The average rate on a 30-year jumbo mortgage fell to 3.44 percent this week, joining most other home loan products in losing a few basis points. The 15-year fixed average stood out among the most common loans by gaining one basis point in interest on average.
A jumbo mortgage, also known as a non-conforming loan, is one that exceeds the maximum value of financing that can be sold to Fannie Mae or Freddie Mac. In most areas of the country, you’ll need to get a jumbo mortgage if you’re planning to borrow more than $548,250 toward your home purchase. In more expensive areas, that threshold jumps to $822,375.

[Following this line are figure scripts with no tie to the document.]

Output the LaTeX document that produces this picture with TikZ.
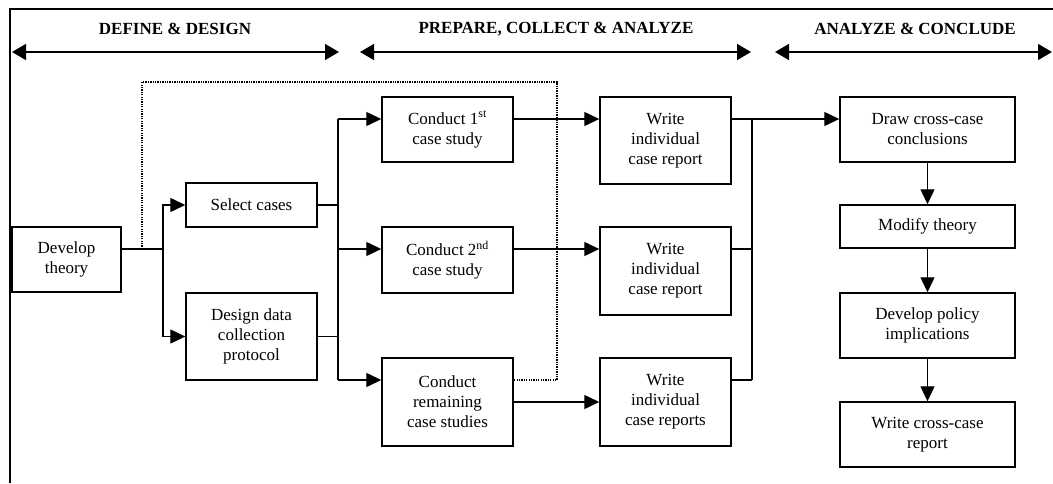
\documentclass[tikz,border=0pt]{standalone}
\usepackage{fontspec}
\setmainfont{Liberation Serif}
\usetikzlibrary{arrows.meta}
\begin{document}
\begin{tikzpicture}[x=1pt,y=-1pt,
  box/.style={draw,line width=1.4pt,inner sep=0pt,align=center,
    font=\fontsize{17}{20}\selectfont},
  head/.style={font=\fontsize{17}{20}\selectfont\bfseries,inner sep=0pt},
  conn/.style={line width=1.3pt},
  arr/.style={conn,-{Triangle[length=15pt,width=14pt]}},
  span/.style={line width=1.6pt,{Triangle[length=14pt,width=16pt]}-{Triangle[length=14pt,width=16pt]}},
  dots/.style={line width=1.3pt,dash pattern=on 1.3pt off 1.1pt}]
\useasboundingbox (0,0) rectangle (1053,483);

% outer frame (top and left edges)
\draw[line width=1.5pt] (10,483) -- (10,9) -- (1053,9);

% phase headings with span arrows
\node[head] (hd1) at (175,29) {DEFINE \& DESIGN};
\node[head] (hd2) at (556,29) {PREPARE, COLLECT \& ANALYZE};
\node[head] (hd3) at (915,29) {ANALYZE \& CONCLUDE};
\coordinate (s1a) at (12,52);  \coordinate (s1b) at (339,52);
\coordinate (s2a) at (360,52); \coordinate (s2b) at (751,52);
\coordinate (s3a) at (775,52); \coordinate (s3b) at (1052,52);
\draw[span] (s1a) -- (s1b);
\draw[span] (s2a) -- (s2b);
\draw[span] (s3a) -- (s3b);

% process boxes
\node[box,minimum width=109,minimum height=65] (dev) at (66.5,259.5) {Develop\\theory};
\node[box,minimum width=131,minimum height=44] (sel) at (251.5,205) {Select cases};
\node[box,minimum width=131,minimum height=87] (des) at (251.5,336.5) {Design data\\collection\\protocol};
\node[box,minimum width=131,minimum height=65] (c1) at (447.5,129.5) {Conduct 1\textsuperscript{st}\\case study};
\node[box,minimum width=131,minimum height=66] (c2) at (447.5,260) {Conduct 2\textsuperscript{nd}\\case study};
\node[box,minimum width=131,minimum height=88] (c3) at (447.5,402) {Conduct\\remaining\\case studies};
\node[box,minimum width=131,minimum height=87] (w1) at (665.5,140.5) {Write\\individual\\case report};
\node[box,minimum width=131,minimum height=88] (w2) at (665.5,271) {Write\\individual\\case report};
\node[box,minimum width=131,minimum height=88] (w3) at (665.5,402) {Write\\individual\\case reports};
\node[box,minimum width=175,minimum height=65] (dc) at (927.5,129.5) {Draw cross-case\\conclusions};
\node[box,minimum width=175,minimum height=43] (mt) at (927.5,226.5) {Modify theory};
\node[box,minimum width=175,minimum height=65] (dp) at (927.5,325.5) {Develop policy\\implications};
\node[box,minimum width=175,minimum height=65] (wr) at (927.5,434.5) {Write cross-case\\report};

% junction points
\coordinate (sp) at (163,249);
\coordinate (b1t) at (338,119);
\coordinate (b1m) at (338,249);
\coordinate (b1b) at (338,380);
\coordinate (b2t) at (752,119);
\coordinate (b2m) at (752,249);
\coordinate (b2b) at (752,380);
\coordinate (d0) at (142,249);
\coordinate (d1) at (557,82);

% theory splits into case selection and protocol design
\draw[conn] (dev.east |- sp) -- (sp);
\draw[arr] (sp) |- (sel.west);
\draw[arr] (sp) |- (des.west);

% feed into the case studies
\draw[conn] (sel.east) -- (sel.east -| b1t);
\draw[conn] (des.east) -- (des.east -| b1t);
\draw[conn] (b1t) -- (b1b);
\draw[arr] (b1t) -- (c1.west |- b1t);
\draw[arr] (b1m) -- (c2.west |- b1m);
\draw[arr] (b1b) -- (c3.west |- b1b);

% case studies to individual reports
\draw[arr] (c1.east |- b1t) -- (w1.west |- b1t);
\draw[arr] (c2.east |- b1m) -- (w2.west |- b1m);
\draw[arr] (c3.east) -- (w3.west);

% reports gather into cross-case conclusions
\draw[conn] (w2.east |- b2m) -- (b2m);
\draw[conn] (w3.east |- b2b) -- (b2b);
\draw[conn] (b2t) -- (b2b);
\draw[arr] (w1.east |- b2t) -- (dc.west |- b2t);

% conclusion chain
\draw[arr] (dc.south) -- (mt.north);
\draw[arr] (mt.south) -- (dp.north);
\draw[arr] (dp.south) -- (wr.north);

% dotted feedback loop
\draw[dots] (d0) |- (d1) |- (c3.east |- b1b);
\end{tikzpicture}
\end{document}
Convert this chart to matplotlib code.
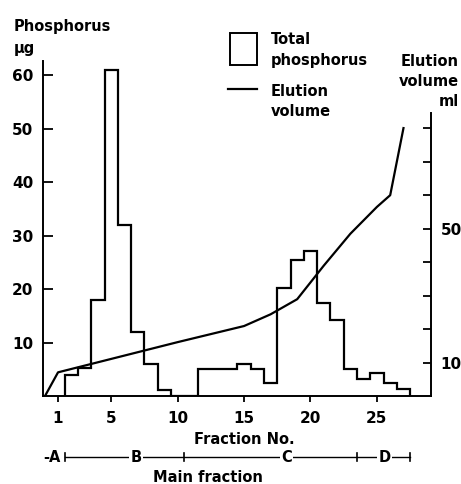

Whether you need a jumbo mortgage is determined by how much financing you’re requesting, not by the actual sale price in your transaction. You could get a conforming loan on a multimillion dollar home if your down payment makes up the difference between the price and the jumbo mortgage threshold.
Across the board, mortgage rates have been on an upward trajectory for most of this year, as the coronavirus recovery keeps pace and life slowly gets back to normal. Even so, the trend has not been constant week-to-week, and some weeks have favored prospective homebuyers and refinancers with lower rates.
Most experts in Bankrate’s weekly poll expect mortgage rates to remain fairly stagnant in the week ahead.
“The relative calm in the 10-year Treasury market should lead to relative calm in the 30-year mortgage market,” said Ken H. Johnson, a real estate economist at Florida Atlantic University. “Long-term mortgage rates should remain unchanged this week.”